At an intersection in life, you look at the roads and wonder where they lead, and what will come of beginnings and changings, how the doings of a day or a week or a month will direct and dictate all that follows.

               Like the little boy so far away, my grandson, a new kindergartner today, with his clothes laid out and his lunch packed and a grand adventure awaiting the dawning of his day. While he is away, his mother will be at the doctor’s office, under the sonographer’s wand, and tonight after dinner there will be cupcakes, either pink or blue, and from across the country various will look in to learn and celebrate. And by night we will know if it is a boy or a girl who will come to join this clan of two lads and a big dog and a mom and dad.

               A dad who will, in a week, graduate from a big-city police academy and begin, in all likelihood, some two decades and more of daily and dangerous service with a badge and a gun.

               They’ve already had three combat deployments. He overseas and she at home, with babies or a belly, keeping the home fires burning. Iraq and Afghanistan and Syria, and years of humping a ruck and sleeping on the ground.

               And now this new turn.

               Where the duty tour is home, and the rules have all changed. Where Officer Friendly is the bad guy and a political philosophy is arrayed against the police.

               It is a time of hard beginnings.

               Where a baby born has an uncertain future, where a classroom entered will serve an uncertain purpose, and where a badge worn is an uncertain honor, and perhaps a target.

               These are the days and these are the challenges. Maybe the most daunting in America’s history.

               But this is the day that the Lord has made, and this is the day we are called to embrace. New beginnings are dawnings and commencements, paths to glory and joy, and the wise course is to set out with gusto, with faith and hope, and with the certitude that by force of will and nature of man tomorrow will be a better day.

               Dad was a paratrooper, and when the light goes green, you jump.

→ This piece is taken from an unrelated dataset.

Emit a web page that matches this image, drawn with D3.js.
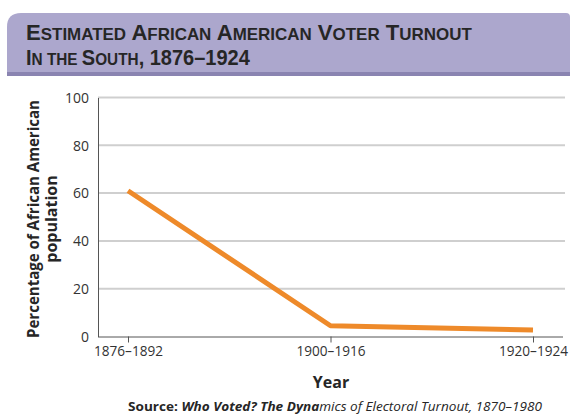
<!DOCTYPE html>
<html><head><meta charset="utf-8">
<script src="https://cdn.jsdelivr.net/npm/d3@7"></script>
<style>body{margin:0;background:#fff}svg{display:block}</style>
</head><body>
<svg id="c" width="574" height="417"></svg>
<script>
const categories = ["1876–1892", "1900–1916", "1920–1924"];
const turnout = [61, 4.5, 2.7];
const yTicks = [0, 20, 40, 60, 80, 100];

const svg = d3.select("#c");
const font = "'Open Sans', 'Noto Sans', sans-serif";
const titleFont = "'Liberation Sans', Arial, sans-serif";

// banner
const bx = 7, by = 13, bw = 563, bh = 63, r = 14;
svg.append("path")
  .attr("d", `M${bx},${by+bh} L${bx},${by+r} Q${bx},${by} ${bx+r},${by} L${bx+bw-4},${by} Q${bx+bw},${by} ${bx+bw},${by+4} L${bx+bw},${by+bh} Z`)
  .attr("fill", "#aca7cd");
svg.append("rect").attr("x", bx).attr("y", by+bh-4).attr("width", bw).attr("height", 4).attr("fill", "#8a84b1");

// title lines in small caps, fitted horizontally with a scale transform
const big = 21.5, small = 16.5;
function titleLine(parts, yBase, width) {
  const g = svg.append("g");
  const t = g.append("text").attr("x", 0).attr("y", 0).attr("font-family", titleFont)
    .attr("font-weight", 700).attr("fill", "#262626");
  parts.forEach(([s, isBig]) => t.append("tspan").attr("font-size", isBig ? big : small).text(s));
  const w = t.node().getComputedTextLength();
  g.attr("transform", `translate(26,${yBase}) scale(${width / w},1)`);
}
const line1 = [];
["ESTIMATED", "AFRICAN", "AMERICAN", "VOTER", "TURNOUT"].forEach((w, i) => {
  line1.push([(i ? " " : "") + w[0], true]);
  line1.push([w.slice(1), false]);
});
titleLine(line1, 40, 446);
titleLine([["I", true], ["N THE ", false], ["S", true], ["OUTH", false], [", 1876–1924", true]], 65, 224);

// scales
const x = d3.scalePoint().domain(categories).range([128, 533]);
const y = d3.scaleLinear().domain([0, 100]).range([336.5, 97.5]);

// gridlines
svg.append("g").selectAll("line").data(yTicks.filter(d => d > 0)).join("line")
  .attr("x1", 98).attr("x2", 565).attr("y1", d => y(d)).attr("y2", d => y(d))
  .attr("stroke", "#cfcfcf").attr("stroke-width", 2);

// y axis
const ya = svg.append("g").attr("transform", "translate(98,0)")
  .call(d3.axisLeft(y).tickValues(yTicks).tickSize(0).tickPadding(9));
ya.select(".domain").attr("stroke", "#555").attr("stroke-width", 1);
ya.selectAll("text").attr("font-family", font).attr("font-size", 15).attr("fill", "#333")
  .attr("textLength", d => d === 100 ? 24 : d === 0 ? 8 : 16).attr("lengthAdjust", "spacingAndGlyphs");

// x axis
const xa = svg.append("g").attr("transform", `translate(0,${y(0)})`)
  .call(d3.axisBottom(x).tickSize(6).tickPadding(3).tickSizeOuter(0));
xa.select(".domain").attr("d", `M98,0.5H563`).attr("stroke", "#555");
xa.selectAll(".tick line").attr("stroke", "#555");
xa.selectAll("text").attr("font-family", font).attr("font-size", 15).attr("fill", "#333")
  .attr("textLength", 69).attr("lengthAdjust", "spacingAndGlyphs");

// line
const pts = categories.map((c, i) => [x(c), y(turnout[i])]);
svg.append("path").attr("d", d3.line()(pts)).attr("fill", "none")
  .attr("stroke", "#ee8a2a").attr("stroke-width", 5).attr("stroke-linejoin", "round");

// axis titles
const yt = svg.append("text").attr("transform", "rotate(-90)")
  .attr("font-family", font).attr("font-weight", 700).attr("font-size", 16).attr("fill", "#262626")
  .attr("text-anchor", "middle");
yt.append("tspan").attr("x", -219).attr("y", 39).attr("textLength", 238).attr("lengthAdjust", "spacingAndGlyphs")
  .text("Percentage of African American");
yt.append("tspan").attr("x", -219).attr("y", 57).text("population");

svg.append("text").attr("x", 331).attr("y", 388).attr("text-anchor", "middle")
  .attr("font-family", font).attr("font-weight", 700).attr("font-size", 16).attr("fill", "#262626")
  .text("Year");

const src = svg.append("text").attr("x", 128).attr("y", 411)
  .attr("font-family", font).attr("font-size", 13).attr("fill", "#262626")
  .attr("textLength", 414).attr("lengthAdjust", "spacingAndGlyphs");
src.append("tspan").attr("font-weight", 700).text("Source: ");
src.append("tspan").attr("font-weight", 700).attr("font-style", "italic").text("Who Voted? The Dyna");
src.append("tspan").attr("font-style", "italic").text("mics of Electoral Turnout, 1870–1980");
</script>
</body></html>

You don’t dawdle and fret, you don’t reassess and withdraw, you don’t discuss and dissect, you jump. You get out the door, and you do what you came to do.

               With your first breath of life, your first day at school, or your first day with a badge.

               Or your new day as the lover and protector of them all, the mother who bears the baby and bolsters the boy and backs the man. Who, amidst her own talents and aspirations, is the matrix within which they all can grow and succeed. The vital element essential to the highest progress of each and all. Each to bloom on his own, each reliant on the whole, a family growing forward and outward and upward.

               With the challenges of tomorrow and the tears of yesterday, stronger for then and better for now.

               Life is a climb. It’s all uphill. It may briefly level off, or you may sometimes enjoy the view, but it is always upward and onward, through storm and sun, to a better place, becoming better people, as individuals and as a family. There may come terrors of height, looking down or up, the brief vertigo of confusion and panic. But you brace yourself, and get your orientation, and remember which way is up, and how far you’ve come, and why you’ve come, and you resume your climb.

               So set out. In new directions and beginnings. Recognizing that the start of one journey is the culmination of another. That you didn’t get to today by accident, that this is not a windfall unexpectedly thrown in your way, it is a prize and an opportunity for which you have worked and sacrificed, and which you have truly earned.

               It is a precedent of success, which augurs well for the future. If you climbed this peak, you can climb the next. If you earned this opportunity, you can earn the next. Your personal heritage, as an individual and as a family, is success. You are winners, because you have won before, together, and you will, if you continue as you have come, win again, together. This day, and every day.

               This is not about the state of America, it is about the nature of you. And the promise and potential of your new beginning.

               In school, in life, on the streets.

               And in the sacred confines of your own home and family.